Le VIH est par ailleurs une des rares infections nécessitant un suivi dans le temps et qui soit pour l’essentiel encore aujourd’hui assuré par des services d’infectiologie qui constituent parfois le seul espace où les personnes dévoilent leur statut sérologique et/ou peuvent parler de leur santé et de leur vie avec le VIH.

Bien vivre avec le VIH

Aux objectifs liés à la connaissance du statut sérologique, à l’accès au traitement et à la suppression de la charge virale, il serait pertinent d’associer un objectif de qualité de la vie avec le VIH. Celui-ci permettrait de favoriser une approche holistique de la santé centrée sur la personne et non sur le VIH. Afin de pouvoir connaitre et répondre adéquatement aux besoins des PvVIH, leur participation est indispensable. 

Celle-ci peut prendre la forme d’une réponse à une enquête sur leurs besoins ou leur satisfaction vis-à-vis des offres mais aussi leur inclusion dans les organes décisionnels et les équipes des entités s’adressant aux PvVIH. Les enquêtes menées auprès des PvVIH montrent que leurs préoccupations ne sont pas toujours concordantes avec celles des services les suivent et que leurs besoins ne sont pas tous identifiés et/ou ne trouvent pas toujours de réponses à travers les offres proposées. Par exemple, elles mettent en évidence un besoin de temps avec des professionnel·x·le·s mais aussi des pairs pour échanger sur des enjeux relatifs à la santé notamment à l’infection et son traitement mais aussi sur la vie passée, actuelle et à venir avec le VIH.

Adapter les offres

Les besoins des PvVIH sont multiples et spécifiques. Cette spécificité peut être liée à la vie avec le VIH ou à l’intersection avec d’autres enjeux. Malheureusement, les offres à destination des PvVIH ont déminué au fil des années. D’une part, en raison de la surcharge des services d’infectiologie. D’autre part, en raison de la réduction/disparition des offres associatives du fait d’une baisse/suppression des financements.

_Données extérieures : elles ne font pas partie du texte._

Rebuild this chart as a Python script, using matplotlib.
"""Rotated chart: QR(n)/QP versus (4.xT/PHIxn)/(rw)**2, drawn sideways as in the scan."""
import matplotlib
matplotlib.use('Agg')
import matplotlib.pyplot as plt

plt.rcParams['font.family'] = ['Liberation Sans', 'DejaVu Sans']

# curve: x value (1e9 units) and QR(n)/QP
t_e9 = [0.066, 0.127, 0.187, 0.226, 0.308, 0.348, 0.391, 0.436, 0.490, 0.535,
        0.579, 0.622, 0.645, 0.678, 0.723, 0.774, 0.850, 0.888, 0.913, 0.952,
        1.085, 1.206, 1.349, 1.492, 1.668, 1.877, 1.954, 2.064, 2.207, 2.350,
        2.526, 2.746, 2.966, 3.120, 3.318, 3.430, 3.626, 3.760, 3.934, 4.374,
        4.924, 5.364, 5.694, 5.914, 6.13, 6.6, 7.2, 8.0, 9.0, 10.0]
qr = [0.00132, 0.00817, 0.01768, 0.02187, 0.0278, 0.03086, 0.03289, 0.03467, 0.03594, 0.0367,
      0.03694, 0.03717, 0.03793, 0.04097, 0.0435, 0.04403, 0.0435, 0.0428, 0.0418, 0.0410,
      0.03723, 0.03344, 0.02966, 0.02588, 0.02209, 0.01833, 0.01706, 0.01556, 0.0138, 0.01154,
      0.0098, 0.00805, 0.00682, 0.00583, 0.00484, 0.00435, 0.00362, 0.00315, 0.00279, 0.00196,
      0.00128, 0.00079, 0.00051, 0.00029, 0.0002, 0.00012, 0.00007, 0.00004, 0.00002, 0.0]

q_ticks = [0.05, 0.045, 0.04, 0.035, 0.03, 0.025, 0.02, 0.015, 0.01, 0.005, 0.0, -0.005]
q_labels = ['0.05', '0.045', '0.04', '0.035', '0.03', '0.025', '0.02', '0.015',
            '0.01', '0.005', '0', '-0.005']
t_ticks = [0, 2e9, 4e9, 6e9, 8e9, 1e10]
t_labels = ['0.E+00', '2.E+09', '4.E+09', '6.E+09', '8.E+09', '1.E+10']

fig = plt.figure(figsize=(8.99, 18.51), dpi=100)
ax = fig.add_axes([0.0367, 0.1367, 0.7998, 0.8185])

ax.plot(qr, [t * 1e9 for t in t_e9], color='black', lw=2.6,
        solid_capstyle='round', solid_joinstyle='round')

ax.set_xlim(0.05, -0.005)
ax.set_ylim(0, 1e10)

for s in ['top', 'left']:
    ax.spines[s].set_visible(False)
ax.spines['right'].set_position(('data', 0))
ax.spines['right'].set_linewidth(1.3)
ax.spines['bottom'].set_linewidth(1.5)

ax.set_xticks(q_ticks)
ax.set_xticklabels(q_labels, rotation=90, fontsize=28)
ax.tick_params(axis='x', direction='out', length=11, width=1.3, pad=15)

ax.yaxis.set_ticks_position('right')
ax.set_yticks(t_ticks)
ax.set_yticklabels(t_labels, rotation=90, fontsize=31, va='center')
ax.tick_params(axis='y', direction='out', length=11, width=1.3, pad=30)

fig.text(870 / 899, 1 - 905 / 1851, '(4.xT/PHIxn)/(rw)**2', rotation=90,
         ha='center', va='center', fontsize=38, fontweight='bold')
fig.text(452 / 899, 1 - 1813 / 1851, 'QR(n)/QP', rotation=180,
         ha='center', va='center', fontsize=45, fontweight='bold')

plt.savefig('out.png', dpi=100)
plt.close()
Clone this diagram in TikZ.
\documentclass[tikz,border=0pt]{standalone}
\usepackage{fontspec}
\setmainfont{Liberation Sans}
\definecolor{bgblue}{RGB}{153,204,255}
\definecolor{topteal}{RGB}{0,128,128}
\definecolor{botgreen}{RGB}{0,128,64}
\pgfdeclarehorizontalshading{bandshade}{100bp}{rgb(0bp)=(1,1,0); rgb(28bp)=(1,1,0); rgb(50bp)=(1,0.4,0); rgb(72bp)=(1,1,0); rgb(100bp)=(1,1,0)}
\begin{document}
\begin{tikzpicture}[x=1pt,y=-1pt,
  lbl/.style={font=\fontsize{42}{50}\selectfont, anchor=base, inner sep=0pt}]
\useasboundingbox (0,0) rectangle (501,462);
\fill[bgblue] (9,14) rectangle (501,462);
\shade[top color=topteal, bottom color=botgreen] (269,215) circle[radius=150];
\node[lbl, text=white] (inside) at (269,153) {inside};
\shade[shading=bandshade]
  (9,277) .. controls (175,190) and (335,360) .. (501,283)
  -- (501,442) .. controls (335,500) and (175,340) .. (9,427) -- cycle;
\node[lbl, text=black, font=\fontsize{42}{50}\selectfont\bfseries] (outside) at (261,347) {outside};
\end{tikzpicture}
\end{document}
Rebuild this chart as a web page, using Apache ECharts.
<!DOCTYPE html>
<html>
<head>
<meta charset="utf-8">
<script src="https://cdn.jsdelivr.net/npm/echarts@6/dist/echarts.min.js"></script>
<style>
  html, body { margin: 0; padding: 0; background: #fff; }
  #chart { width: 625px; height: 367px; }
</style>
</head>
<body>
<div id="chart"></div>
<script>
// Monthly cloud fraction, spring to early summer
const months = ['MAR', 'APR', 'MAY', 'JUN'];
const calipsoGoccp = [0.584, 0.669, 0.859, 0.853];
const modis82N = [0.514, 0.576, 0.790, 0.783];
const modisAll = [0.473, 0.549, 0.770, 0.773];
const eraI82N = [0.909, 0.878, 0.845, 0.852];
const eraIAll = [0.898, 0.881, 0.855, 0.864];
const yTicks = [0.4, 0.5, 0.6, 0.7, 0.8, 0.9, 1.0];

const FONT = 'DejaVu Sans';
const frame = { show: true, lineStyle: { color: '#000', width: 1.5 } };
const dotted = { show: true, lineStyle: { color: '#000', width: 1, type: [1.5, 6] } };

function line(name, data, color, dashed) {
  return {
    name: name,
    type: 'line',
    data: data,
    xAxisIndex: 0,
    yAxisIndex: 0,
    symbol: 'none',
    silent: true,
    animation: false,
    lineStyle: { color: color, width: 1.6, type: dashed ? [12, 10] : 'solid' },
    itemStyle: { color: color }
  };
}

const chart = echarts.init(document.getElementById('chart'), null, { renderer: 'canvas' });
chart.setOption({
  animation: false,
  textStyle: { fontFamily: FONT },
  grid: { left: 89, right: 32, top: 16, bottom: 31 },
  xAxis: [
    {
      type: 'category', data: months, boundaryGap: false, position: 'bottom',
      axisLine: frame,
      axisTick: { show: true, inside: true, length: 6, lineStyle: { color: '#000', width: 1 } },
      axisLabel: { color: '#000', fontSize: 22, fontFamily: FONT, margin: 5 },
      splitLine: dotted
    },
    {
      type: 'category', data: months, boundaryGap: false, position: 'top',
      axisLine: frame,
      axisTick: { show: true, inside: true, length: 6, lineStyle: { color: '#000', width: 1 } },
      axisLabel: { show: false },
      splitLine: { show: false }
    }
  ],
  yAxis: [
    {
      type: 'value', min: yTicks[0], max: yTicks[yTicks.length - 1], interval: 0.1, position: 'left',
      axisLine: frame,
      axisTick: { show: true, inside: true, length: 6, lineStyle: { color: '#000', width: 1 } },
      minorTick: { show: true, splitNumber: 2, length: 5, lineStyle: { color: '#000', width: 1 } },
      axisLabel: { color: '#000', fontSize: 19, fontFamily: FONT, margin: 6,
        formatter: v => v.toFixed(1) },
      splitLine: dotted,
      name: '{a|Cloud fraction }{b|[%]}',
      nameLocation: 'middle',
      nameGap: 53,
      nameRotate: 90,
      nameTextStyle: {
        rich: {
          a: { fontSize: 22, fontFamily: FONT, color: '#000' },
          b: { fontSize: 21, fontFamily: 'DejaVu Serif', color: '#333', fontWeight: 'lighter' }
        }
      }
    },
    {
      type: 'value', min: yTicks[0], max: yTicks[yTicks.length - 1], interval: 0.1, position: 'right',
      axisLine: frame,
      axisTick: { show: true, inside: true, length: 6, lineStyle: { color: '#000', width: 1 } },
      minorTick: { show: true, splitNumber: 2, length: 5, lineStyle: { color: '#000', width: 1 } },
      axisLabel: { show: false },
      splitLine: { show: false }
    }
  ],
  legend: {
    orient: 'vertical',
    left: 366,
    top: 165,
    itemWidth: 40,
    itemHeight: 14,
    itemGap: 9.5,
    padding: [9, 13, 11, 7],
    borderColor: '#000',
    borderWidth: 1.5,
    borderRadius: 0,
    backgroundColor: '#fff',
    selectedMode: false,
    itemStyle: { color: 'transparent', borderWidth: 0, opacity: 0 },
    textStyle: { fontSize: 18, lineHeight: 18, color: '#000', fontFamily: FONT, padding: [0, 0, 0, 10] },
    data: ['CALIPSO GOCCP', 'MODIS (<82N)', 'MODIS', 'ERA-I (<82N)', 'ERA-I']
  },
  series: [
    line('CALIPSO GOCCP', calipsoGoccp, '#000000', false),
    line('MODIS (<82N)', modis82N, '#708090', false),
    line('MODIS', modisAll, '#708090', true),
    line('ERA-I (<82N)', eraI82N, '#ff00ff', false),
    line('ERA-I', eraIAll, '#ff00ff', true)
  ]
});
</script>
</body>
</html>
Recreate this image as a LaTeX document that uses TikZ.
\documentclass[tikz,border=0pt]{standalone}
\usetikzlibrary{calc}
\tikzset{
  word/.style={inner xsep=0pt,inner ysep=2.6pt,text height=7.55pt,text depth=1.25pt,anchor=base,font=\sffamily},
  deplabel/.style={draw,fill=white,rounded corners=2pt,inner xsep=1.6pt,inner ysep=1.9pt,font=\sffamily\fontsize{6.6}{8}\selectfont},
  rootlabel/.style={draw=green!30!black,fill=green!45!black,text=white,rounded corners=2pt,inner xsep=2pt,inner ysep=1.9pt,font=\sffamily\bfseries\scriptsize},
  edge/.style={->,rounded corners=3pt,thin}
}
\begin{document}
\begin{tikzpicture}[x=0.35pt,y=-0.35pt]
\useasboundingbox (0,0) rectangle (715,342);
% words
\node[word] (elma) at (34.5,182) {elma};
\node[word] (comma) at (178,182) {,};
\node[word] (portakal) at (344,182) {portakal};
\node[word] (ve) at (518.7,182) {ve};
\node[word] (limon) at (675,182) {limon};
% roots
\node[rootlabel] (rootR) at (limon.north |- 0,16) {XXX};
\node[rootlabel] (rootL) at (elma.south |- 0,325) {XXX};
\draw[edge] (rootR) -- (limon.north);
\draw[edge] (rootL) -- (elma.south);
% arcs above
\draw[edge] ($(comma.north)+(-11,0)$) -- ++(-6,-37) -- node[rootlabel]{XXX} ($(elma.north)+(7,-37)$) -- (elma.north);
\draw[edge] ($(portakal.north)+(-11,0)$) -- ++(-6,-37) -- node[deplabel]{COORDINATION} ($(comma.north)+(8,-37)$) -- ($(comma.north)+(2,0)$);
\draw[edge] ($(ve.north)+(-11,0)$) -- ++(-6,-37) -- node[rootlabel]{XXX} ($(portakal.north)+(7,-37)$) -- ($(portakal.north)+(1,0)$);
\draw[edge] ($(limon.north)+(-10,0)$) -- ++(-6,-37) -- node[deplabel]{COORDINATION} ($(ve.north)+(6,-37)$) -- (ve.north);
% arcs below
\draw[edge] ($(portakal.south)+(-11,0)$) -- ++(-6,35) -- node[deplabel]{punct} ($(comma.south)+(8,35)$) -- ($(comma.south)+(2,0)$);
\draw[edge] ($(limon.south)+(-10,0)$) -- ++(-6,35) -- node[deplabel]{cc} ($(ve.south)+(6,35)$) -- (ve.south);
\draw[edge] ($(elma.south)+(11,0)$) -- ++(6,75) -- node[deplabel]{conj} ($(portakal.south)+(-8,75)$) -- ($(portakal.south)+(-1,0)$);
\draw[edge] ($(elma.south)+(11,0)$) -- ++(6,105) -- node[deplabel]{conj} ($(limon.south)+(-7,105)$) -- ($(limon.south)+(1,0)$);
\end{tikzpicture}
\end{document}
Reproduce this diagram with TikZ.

Afin de répondre aux besoins des PvVIH, il semble aujourd’hui nécessaire de redéfinir les offres. Pour cela, il est possible de se référer aux cadres fondamentaux tels qu’ils ont été définis dès le début de l’épidémie (Principes de Denver) et sans cesse développés depuis 40 ans. A travers le monde et y compris en Suisse, des offres ont été développées en complément du suivi VIH. Celles-ci se basent sur la coordination des soins entre services spécialisés (infectiologie, gériatrie, oncologie, santé sexuelle…) et médecine générale, l’interdisciplinarité avec un rôle central des soins infirmiers mais aussi la participation essentielle des PvVIH.